Tuesday, March 01, 2011

Protests Continue Across Middle East

The Saudis regime hopes that a $37 billion package to buy off the discontented Saudi populace to the extent that they will not rise up to topple the regime. The Saudis, by acting quickly may have averted the kind of bloodbath seen in Libya, but money isn't going to solve the problem.

Oman, after first trying to disperse the crowds with force, has taken a similar tact, but it doesn't appear as though the attempts to buy off the crowds will work in the long term - especially when they see the success of Tunisians and Egyptians in ridding themselves of autocratic and kleptocratic regimes that brutally crushed opposition groups for decades and stifled economic and social development. Just because the Omani leader Sultan Qaboos bin Sa’id isn't as bad or harsh an autocratic rule as others in the region doesn't make him a role model, let alone someone that should have unfettered power. The Omani people are realizing this as well. They want something different, and something better than autocratic rule.

Protesters in Yemen have once again taken to the streets.

There are now attempts by an imam aligned with al Qaeda to claim that the efforts are an attempt by Israel and the US to destabilize the Arab world. It's a laughable claim, considering that the US strategic interest in the region was to maintain stability - by backing regimes it considered loyal to US interests, regardless of their domestic policies.
As thousands of demonstrators for and against President Ali Abdullah Saleh took to the streets on Tuesday, a cleric accused by the United States of having links to Al Qaeda joined the protesters for the first time to call for the replacement of the government with an Islamic state.

An elderly antigovernment protester reacted during a demonstration demanding the resignation of President Ali Abdullah Saleh of Yemen in Sana.

The call by Sheik Abdul Majid al-Zindani seemed a marked contrast to the upheaval that brought down the leaders of Tunisia and Egypt and threatens the rulers of Libya, Bahrain, Oman, and Yemen where uprisings have been seen as secular and inspired by democratic goals.

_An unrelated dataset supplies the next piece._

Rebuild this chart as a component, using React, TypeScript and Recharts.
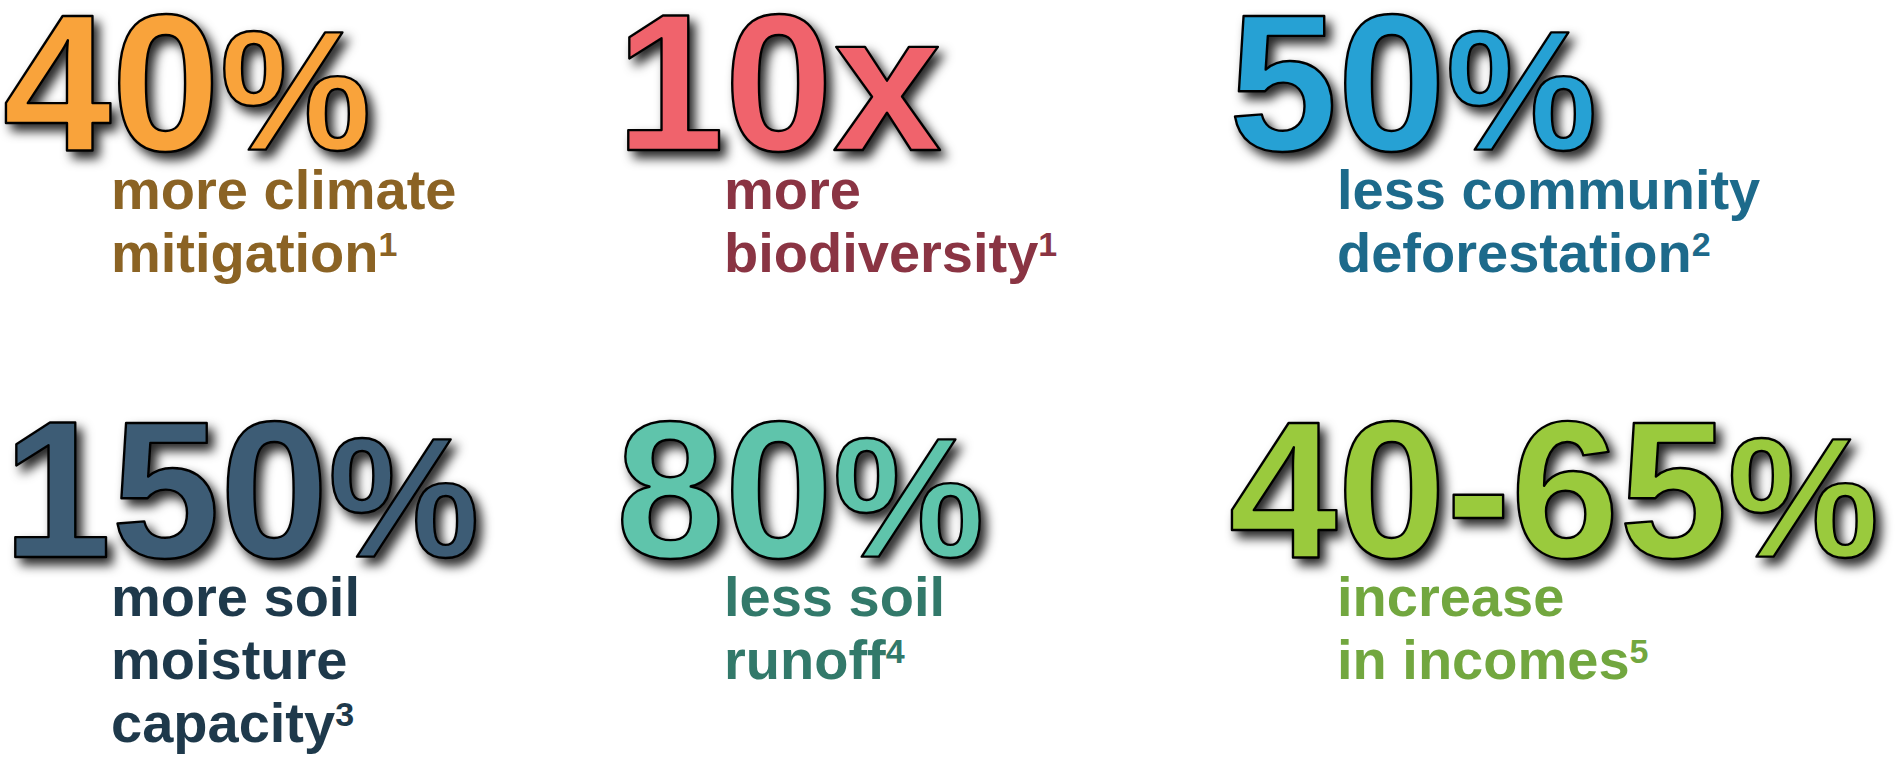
import React from 'react';
import { ScatterChart, Scatter, XAxis, YAxis } from 'recharts';

// headline figures
const VALUES = ['40', '10', '50', '150', '80', '40-65'];
const SUFFIXES = ['%', 'x', '%', '%', '%', '%'];
const CAPTIONS = [
  ['more climate', 'mitigation'],
  ['more', 'biodiversity'],
  ['less community', 'deforestation'],
  ['more soil', 'moisture', 'capacity'],
  ['less soil', 'runoff'],
  ['increase', 'in incomes'],
];
const NOTES = ['1', '1', '2', '3', '4', '5'];
const COLS = [0, 1, 2, 0, 1, 2];
const ROWS = [0, 0, 0, 1, 1, 1];

const FILLS = ['#F9A33B', '#F0646C', '#27A1D4', '#3E5C75', '#5EC4AB', '#9ACA3E'];
const INKS = ['#8B6324', '#8A3443', '#1D6A8B', '#1E394B', '#32796A', '#72A73F'];

const W = 1895;
const H = 764;
const FONT = '"Liberation Sans", Arial, Helvetica, sans-serif';

interface StatPoint {
  col: number;
  row: number;
  value: string;
  suffix: string;
  lines: string[];
  note: string;
  fill: string;
  ink: string;
}

const points: StatPoint[] = VALUES.map((value, i) => ({
  col: COLS[i],
  row: ROWS[i],
  value,
  suffix: SUFFIXES[i],
  lines: CAPTIONS[i],
  note: NOTES[i],
  fill: FILLS[i],
  ink: INKS[i],
}));

function Stat(props: any) {
  const { cx, cy, payload, index } = props;
  if (cx == null || cy == null || !payload) return null;
  const d = payload as StatPoint;
  const x = cx + 3;
  const base = cy + 150;
  const fid = `shadow-${index ?? d.value}`;
  return (
    <g>
      <defs>
        <filter id={fid} x="-20%" y="-20%" width="145%" height="160%">
          <feDropShadow dx={6} dy={7} stdDeviation={5.5} floodColor="#000" floodOpacity={0.85} />
        </filter>
      </defs>
      <text
        x={x}
        y={base}
        fontFamily={FONT}
        fontWeight={700}
        fontSize={195}
        fill={d.fill}
        stroke="#000"
        strokeWidth={2.4}
        strokeLinejoin="round"
        filter={`url(#${fid})`}
      >
        {d.value}
        <tspan fontSize={d.suffix === '%' ? 170 : 195}>{d.suffix}</tspan>
      </text>
      {d.lines.map((line, j) => (
        <text
          key={j}
          x={x + 108}
          y={base + 59 + j * 63}
          fontFamily={FONT}
          fontWeight={700}
          fontSize={56}
          fill={d.ink}
        >
          {line}
          {j === d.lines.length - 1 && (
            <tspan fontSize={34} dy={-16}>
              {d.note}
            </tspan>
          )}
        </text>
      ))}
    </g>
  );
}

export default function App() {
  return (
    <div style={{ width: W, height: H, background: '#fff' }}>
      <style>{'body{margin:0}'}</style>
      <ScatterChart width={W} height={H} margin={{ top: 0, right: 0, bottom: 0, left: 0 }}>
        <XAxis type="number" dataKey="col" domain={[0, W / 613]} hide />
        <YAxis type="number" dataKey="row" domain={[0, H / 407]} reversed hide />
        <Scatter data={points} isAnimationActive={false} shape={(p: any) => <Stat {...p} />} />
      </ScatterChart>
    </div>
  );
}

Mr. Zindani’s appearance coincided with an unusual display of anti-American sentiment by Mr. Saleh, who accused Washington and Israel of fomenting unrest to destabilize the Arab world — an accusation that seemed more remarkable because the United States has been Mr. Saleh’s most powerful Western backer during his three decades in power.

“From Tunis to the Sultanate of Oman,” Mr. Saleh said, the wave of protest is “managed by Tel Aviv and under the supervision of Washington,” he said.
Bahraini officials are trying to negotiate with opposition groups ahead of planned protests following the deaths of several protesters last week.
A Bahraini minister urged opposition protesters on Tuesday to sit down for a national dialogue with the government, as another mass rally was expected later in the day in the capital, Manama.

'We cannot have a fruitful discussion unless we sit at one table. Everyone can bring his ideas and his thoughts about the future of Bahrain,' said Minister of Social Development Fatima al-Balooshi, speaking with reporters in Geneva.

His plea came days after members of an Islamic Shiite opposition group resigned from parliament. There has also been a partial cabinet reshuffle, and the release of hundreds of prisoners by the king.

Parliamentarians from the largest opposition bloc, al-Wefaq, resigned on Sunday to protest seven people killed in clashes between protesters and security forces. The group, which held 18 of 40 seats in the lower chamber, is calling for the government to step down.
The Bahraini government also denies reports that Saudi tanks were involved in the show of force to stop additional protests, but that those tanks that crossed the causeway into Bahrain were Bahraini tanks returning from celebrations in Kuwait.